- [Stated goal] Can you write out all the lines word for word, with no pictures?

- [Supplied material]
##############################
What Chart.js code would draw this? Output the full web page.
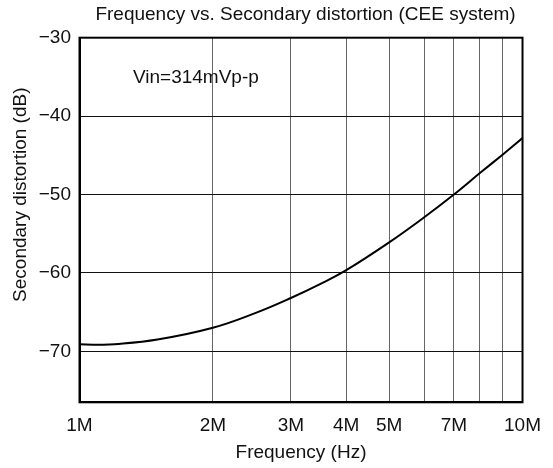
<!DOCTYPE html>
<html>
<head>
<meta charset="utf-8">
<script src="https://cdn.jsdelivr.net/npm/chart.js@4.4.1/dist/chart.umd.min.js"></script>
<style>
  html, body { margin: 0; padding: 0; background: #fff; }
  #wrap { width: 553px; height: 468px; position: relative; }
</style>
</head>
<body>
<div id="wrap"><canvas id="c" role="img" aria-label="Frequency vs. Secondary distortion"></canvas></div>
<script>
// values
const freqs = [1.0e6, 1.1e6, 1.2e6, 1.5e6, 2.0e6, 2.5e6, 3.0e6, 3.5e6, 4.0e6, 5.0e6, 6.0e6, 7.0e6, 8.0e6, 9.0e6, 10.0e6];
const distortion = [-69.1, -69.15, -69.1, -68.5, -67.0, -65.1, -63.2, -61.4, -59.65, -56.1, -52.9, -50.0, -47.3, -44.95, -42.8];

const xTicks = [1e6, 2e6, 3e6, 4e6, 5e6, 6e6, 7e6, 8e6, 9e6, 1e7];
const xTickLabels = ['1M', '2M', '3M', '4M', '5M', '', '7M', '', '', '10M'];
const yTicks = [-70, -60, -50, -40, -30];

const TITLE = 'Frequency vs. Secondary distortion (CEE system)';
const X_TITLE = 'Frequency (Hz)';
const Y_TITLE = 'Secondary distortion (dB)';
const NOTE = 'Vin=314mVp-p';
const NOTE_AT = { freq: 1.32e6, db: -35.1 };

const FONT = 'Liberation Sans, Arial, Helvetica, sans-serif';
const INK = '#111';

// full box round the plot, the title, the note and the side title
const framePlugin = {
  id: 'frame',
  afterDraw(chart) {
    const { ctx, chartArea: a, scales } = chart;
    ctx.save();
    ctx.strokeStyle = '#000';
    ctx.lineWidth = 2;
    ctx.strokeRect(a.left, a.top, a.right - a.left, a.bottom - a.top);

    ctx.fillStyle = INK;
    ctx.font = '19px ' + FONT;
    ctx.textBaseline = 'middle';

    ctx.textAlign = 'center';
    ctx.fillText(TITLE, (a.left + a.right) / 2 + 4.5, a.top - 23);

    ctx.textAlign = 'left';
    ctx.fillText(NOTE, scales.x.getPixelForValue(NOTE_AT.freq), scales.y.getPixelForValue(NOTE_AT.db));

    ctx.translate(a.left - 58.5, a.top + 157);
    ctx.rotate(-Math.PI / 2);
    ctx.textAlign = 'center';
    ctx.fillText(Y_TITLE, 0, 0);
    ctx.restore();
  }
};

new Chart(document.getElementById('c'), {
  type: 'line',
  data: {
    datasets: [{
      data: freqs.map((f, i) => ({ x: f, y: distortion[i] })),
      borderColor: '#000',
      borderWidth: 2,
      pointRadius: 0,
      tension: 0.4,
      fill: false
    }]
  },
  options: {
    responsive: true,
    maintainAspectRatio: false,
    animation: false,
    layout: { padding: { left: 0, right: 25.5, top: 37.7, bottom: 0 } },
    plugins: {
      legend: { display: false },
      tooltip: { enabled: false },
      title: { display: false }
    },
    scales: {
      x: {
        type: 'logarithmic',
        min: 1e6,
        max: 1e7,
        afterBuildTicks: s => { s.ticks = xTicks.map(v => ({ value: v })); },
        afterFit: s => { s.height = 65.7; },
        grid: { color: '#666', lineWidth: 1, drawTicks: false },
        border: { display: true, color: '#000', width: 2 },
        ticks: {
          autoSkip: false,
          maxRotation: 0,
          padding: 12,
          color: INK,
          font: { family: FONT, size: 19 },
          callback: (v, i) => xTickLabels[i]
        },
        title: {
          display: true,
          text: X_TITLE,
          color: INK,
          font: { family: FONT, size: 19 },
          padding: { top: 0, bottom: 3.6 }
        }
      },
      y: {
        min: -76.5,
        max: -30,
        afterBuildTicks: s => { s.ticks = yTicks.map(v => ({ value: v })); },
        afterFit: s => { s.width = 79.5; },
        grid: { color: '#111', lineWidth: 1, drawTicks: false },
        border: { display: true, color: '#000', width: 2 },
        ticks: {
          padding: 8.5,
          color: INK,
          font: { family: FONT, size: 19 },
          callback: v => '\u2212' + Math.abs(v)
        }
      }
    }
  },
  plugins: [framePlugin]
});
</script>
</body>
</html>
##############################
- [Task answer]
What Chart.js code would draw this? Output the full web page.
<!DOCTYPE html>
<html>
<head>
<meta charset="utf-8">
<script src="https://cdn.jsdelivr.net/npm/chart.js@4.4.1/dist/chart.umd.min.js"></script>
<style>
  html, body { margin: 0; padding: 0; background: #fff; }
  #wrap { width: 553px; height: 468px; position: relative; }
</style>
</head>
<body>
<div id="wrap"><canvas id="c" role="img" aria-label="Frequency vs. Secondary distortion"></canvas></div>
<script>
// values
const freqs = [1.0e6, 1.1e6, 1.2e6, 1.5e6, 2.0e6, 2.5e6, 3.0e6, 3.5e6, 4.0e6, 5.0e6, 6.0e6, 7.0e6, 8.0e6, 9.0e6, 10.0e6];
const distortion = [-69.1, -69.15, -69.1, -68.5, -67.0, -65.1, -63.2, -61.4, -59.65, -56.1, -52.9, -50.0, -47.3, -44.95, -42.8];

const xTicks = [1e6, 2e6, 3e6, 4e6, 5e6, 6e6, 7e6, 8e6, 9e6, 1e7];
const xTickLabels = ['1M', '2M', '3M', '4M', '5M', '', '7M', '', '', '10M'];
const yTicks = [-70, -60, -50, -40, -30];

const TITLE = 'Frequency vs. Secondary distortion (CEE system)';
const X_TITLE = 'Frequency (Hz)';
const Y_TITLE = 'Secondary distortion (dB)';
const NOTE = 'Vin=314mVp-p';
const NOTE_AT = { freq: 1.32e6, db: -35.1 };

const FONT = 'Liberation Sans, Arial, Helvetica, sans-serif';
const INK = '#111';

// full box round the plot, the title, the note and the side title
const framePlugin = {
  id: 'frame',
  afterDraw(chart) {
    const { ctx, chartArea: a, scales } = chart;
    ctx.save();
    ctx.strokeStyle = '#000';
    ctx.lineWidth = 2;
    ctx.strokeRect(a.left, a.top, a.right - a.left, a.bottom - a.top);

    ctx.fillStyle = INK;
    ctx.font = '19px ' + FONT;
    ctx.textBaseline = 'middle';

    ctx.textAlign = 'center';
    ctx.fillText(TITLE, (a.left + a.right) / 2 + 4.5, a.top - 23);

    ctx.textAlign = 'left';
    ctx.fillText(NOTE, scales.x.getPixelForValue(NOTE_AT.freq), scales.y.getPixelForValue(NOTE_AT.db));

    ctx.translate(a.left - 58.5, a.top + 157);
    ctx.rotate(-Math.PI / 2);
    ctx.textAlign = 'center';
    ctx.fillText(Y_TITLE, 0, 0);
    ctx.restore();
  }
};

new Chart(document.getElementById('c'), {
  type: 'line',
  data: {
    datasets: [{
      data: freqs.map((f, i) => ({ x: f, y: distortion[i] })),
      borderColor: '#000',
      borderWidth: 2,
      pointRadius: 0,
      tension: 0.4,
      fill: false
    }]
  },
  options: {
    responsive: true,
    maintainAspectRatio: false,
    animation: false,
    layout: { padding: { left: 0, right: 25.5, top: 37.7, bottom: 0 } },
    plugins: {
      legend: { display: false },
      tooltip: { enabled: false },
      title: { display: false }
    },
    scales: {
      x: {
        type: 'logarithmic',
        min: 1e6,
        max: 1e7,
        afterBuildTicks: s => { s.ticks = xTicks.map(v => ({ value: v })); },
        afterFit: s => { s.height = 65.7; },
        grid: { color: '#666', lineWidth: 1, drawTicks: false },
        border: { display: true, color: '#000', width: 2 },
        ticks: {
          autoSkip: false,
          maxRotation: 0,
          padding: 12,
          color: INK,
          font: { family: FONT, size: 19 },
          callback: (v, i) => xTickLabels[i]
        },
        title: {
          display: true,
          text: X_TITLE,
          color: INK,
          font: { family: FONT, size: 19 },
          padding: { top: 0, bottom: 3.6 }
        }
      },
      y: {
        min: -76.5,
        max: -30,
        afterBuildTicks: s => { s.ticks = yTicks.map(v => ({ value: v })); },
        afterFit: s => { s.width = 79.5; },
        grid: { color: '#111', lineWidth: 1, drawTicks: false },
        border: { display: true, color: '#000', width: 2 },
        ticks: {
          padding: 8.5,
          color: INK,
          font: { family: FONT, size: 19 },
          callback: v => '\u2212' + Math.abs(v)
        }
      }
    }
  },
  plugins: [framePlugin]
});
</script>
</body>
</html>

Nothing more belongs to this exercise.